By the 1970s & 1980s things had moved on – the new technology of trade (containers, global networks) rendered much of these old premises redundant, and the older area became very run-down and dilapidated. But the area was declared a World Heritage site in 2008 and various protection measure put in place to preserve the architecture, and it’s become a major tourist attraction.

One problem is that because it’s remained a working area, it’s very difficult to get good pictures of it – the streets are very busy, there are cars parked everywhere, and of course there are endless streams of motor bikes zooming around. So no great pictures, I’m afraid. (the 90º+ heat didn’t help, of course.)

One interesting aspect of the area is that there are a number of Chinese temples.

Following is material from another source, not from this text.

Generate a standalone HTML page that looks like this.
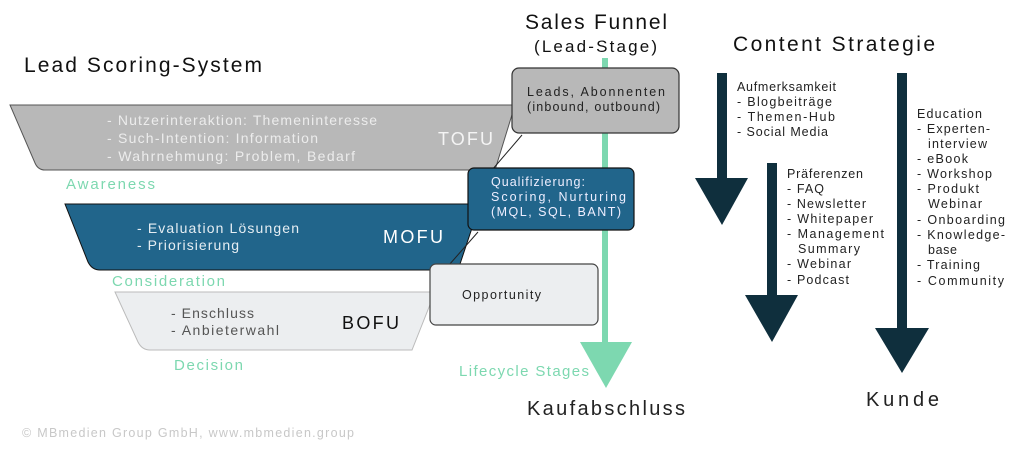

These too are historic (late 19th century in some cases) but I have a feeling that the actual buildings may have been renewed since then. A few of them are very grand.

I also visited one of the Clan Jetties. These are structure that were originally based on boats joined together and projecting out from the shore into the sea, by more than 100 yards. On this structure were built houses and some business premises, and later shops. They were built by the Chinese and each of the jetties was built by a specific clan or extended family. I visited the Chew jetty and I gather it’s the case that many of the current residents (they are still lived-in) are members of the original clan.

Finally, I must report that while in George Town I ate local. I visited a tandoori shop in George Town’s Little India for lunch. Formica tables, simple menu, and I was told what to order – Tandoori Chicken with plain naan. Delicious; and incredibly cheap. The chicken and naan cost me the equivalent of £1.50, and, big spender that I am, I bumped it up to £2.50 by adding a glass of really thick mango juice.